The results of the study were released this week by the VPA, the state agency that owns and operates six general cargo terminals: four deep-water terminals in the Norfolk Harbor and two inland facilities located in Richmond and Front Royal. In 2020, the port contracted with the college’s Raymond A. Mason School of Business to measure the combined economic benefit of the port to Virginia’s economy during the 12 months from July 1, 2020 – June 30, 2021 and compare the findings with the port’s economic impact in FY18.

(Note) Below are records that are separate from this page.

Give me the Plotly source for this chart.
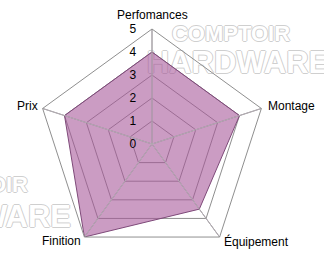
import plotly.graph_objects as go

# Review scores for each criterion (scale 0-5)
criteria = ["Perfomances", "Montage", "Équipement", "Finition", "Prix"]
scores = [4, 4, 3.5, 5, 4]
radial_ticks = [0, 1, 2, 3, 4, 5]

# Watermark lines
wm_line1 = "COMPTOIR"
wm_line2 = "HARDWARE"

W, H = 324, 261
FILL = "rgba(165, 85, 152, 0.58)"
EDGE = "#7e4a79"
GRID = "#8f8f8f"
SPOKE = "#b4adb4"
LABEL_FONT = dict(family="Liberation Sans, Arial, sans-serif", size=12, color="#000000")


def px_x(px):
    return px / W


def px_y(py):
    return 1 - py / H


fig = go.Figure()

# Outlined watermark text, drawn underneath the polar chart
outline = "1px 0 #cfcfcf, -1px 0 #cfcfcf, 0 1px #cfcfcf, 0 -1px #cfcfcf"
wm_family = "Liberation Sans, Arial, sans-serif"
wm_font_small = dict(family=wm_family, size=22, weight="bold", color="#ffffff", shadow=outline)
wm_font_big = dict(family=wm_family, size=31, weight="bold", color="#ffffff", shadow=outline)
# upper-right copy
fig.add_trace(go.Scatter(x=[px_x(231)], y=[px_y(35)], mode="text",
                         text=[wm_line1], textposition="middle center",
                         textfont=wm_font_small, cliponaxis=False,
                         hoverinfo="skip", showlegend=False))
fig.add_trace(go.Scatter(x=[px_x(238)], y=[px_y(65)], mode="text",
                         text=[wm_line2], textposition="middle center",
                         textfont=wm_font_big, cliponaxis=False,
                         hoverinfo="skip", showlegend=False))
# left copy, running off the page edge
fig.add_trace(go.Scatter(x=[px_x(28)], y=[px_y(186)], mode="text",
                         text=[wm_line1], textposition="middle left",
                         textfont=wm_font_small, cliponaxis=False,
                         hoverinfo="skip", showlegend=False))
fig.add_trace(go.Scatter(x=[px_x(71)], y=[px_y(219)], mode="text",
                         text=[wm_line2], textposition="middle left",
                         textfont=wm_font_big, cliponaxis=False,
                         hoverinfo="skip", showlegend=False))

# Score polygon
fig.add_trace(go.Scatterpolar(
    r=scores + scores[:1], theta=criteria + criteria[:1],
    mode="lines", fill="toself", fillcolor=FILL,
    line=dict(color=EDGE, width=1), hoverinfo="skip", showlegend=False))

# Spokes drawn on top of the filled area
for c in criteria:
    fig.add_trace(go.Scatterpolar(
        r=[radial_ticks[0], radial_ticks[-1]], theta=[c, c], mode="lines",
        line=dict(color=SPOKE, width=1), hoverinfo="skip", showlegend=False))

# Criterion names placed around the pentagon
label_pos = {
    "Perfomances": (152.5, 15, "center"),
    "Montage": (266, 106, "left"),
    "Équipement": (222, 241, "left"),
    "Finition": (61, 241, "center"),
    "Prix": (40, 106, "right"),
}
for name in criteria:
    lx, ly, anchor = label_pos[name]
    fig.add_annotation(x=lx / W, y=1 - ly / H, xref="paper", yref="paper",
                       text=name, showarrow=False, xanchor=anchor, yanchor="middle",
                       font=LABEL_FONT)

fig.update_layout(
    width=W, height=H, autosize=False,
    margin=dict(l=0, r=0, t=0, b=0),
    paper_bgcolor="white", plot_bgcolor="rgba(0,0,0,0)",
    xaxis=dict(visible=False, range=[0, 1], domain=[0, 1], fixedrange=True),
    yaxis=dict(visible=False, range=[0, 1], domain=[0, 1], fixedrange=True),
    polar=dict(
        domain=dict(x=[37 / W, 267 / W], y=[2 / H, 232 / H]),
        bgcolor="rgba(0,0,0,0)",
        gridshape="linear",
        radialaxis=dict(
            range=[radial_ticks[0], radial_ticks[-1]], tickvals=radial_ticks,
            angle=90, tickangle=90, side="counterclockwise",
            showline=False, ticks="outside", ticklen=11, tickcolor="rgba(0,0,0,0)",
            gridcolor=GRID, gridwidth=1, tickfont=LABEL_FONT),
        angularaxis=dict(
            direction="clockwise", rotation=90,
            showline=True, linecolor=GRID, linewidth=1,
            gridcolor=GRID, ticks="", showticklabels=False),
    ),
)

fig.write_html("out.html")
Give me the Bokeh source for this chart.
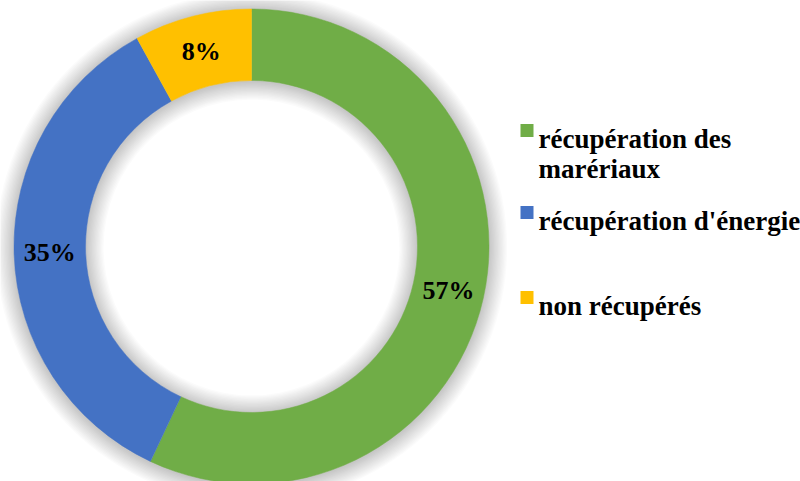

The port posted its most productive fiscal-year performance in FY21: in that 12-month period (July 1, 2020 – June 30, 2021) the port processed more than 3.2 million twenty-foot equivalent units. The business activity generated by the movement and handling of that cargo combined with the port’s
overall productivity was a significant contributor to the Virginia economy. In FY21 the economic activity tied to the flow of cargo across the port’s terminals led to (vs. FY18):
• 437,000 full-time jobs, an increase of 10%
• $100 billion in spending, an increase of 9%
• $47 billion in Virginia gross state product, an increase of 21%
• $27 billion in labor income, an increase of 18%
• $2.7 billion in state and local taxes and fees, an increase of 29%
The port contributes to Virginia’s economy in three ways: the movement/transport of export and import cargo within Virginia; the export of Virginia-made goods; and the added processing and distribution of imports retained in the Commonwealth.
“We have the foundation to steadily grow the flow of cargo through this port for decades to come, but we must continue to expand to stay ahead of our peers and meet the needs of our port users and the supply-chain businesses we are attracting to Virginia,” Edwards said. “Our dredging effort continues and we are well on our way to becoming the deepest port on the US East Coast by 2024. Later this month we’ll begin an expansion of the rail yard at NIT [Norfolk International Terminals] and in March we will add two more ship-to-shore cranes there. Further, we are at the beginning of the effort of optimizing and expanding the North Berth at NIT.”
These projects, combined with initiatives at the port’s other terminals, are necessary to keep The Port of Virginia growing and competitive. More importantly he said, the investments will help drive ongoing economic investment and job creation across Virginia.
The study’s authors are K. Scott Swan, a professor of international business, innovation and marketing at W&M’s Raymond A. Mason School of Business and Mangum Economics, a Virginia-based firm that specializes in producing objective and actionable quantitative economic research.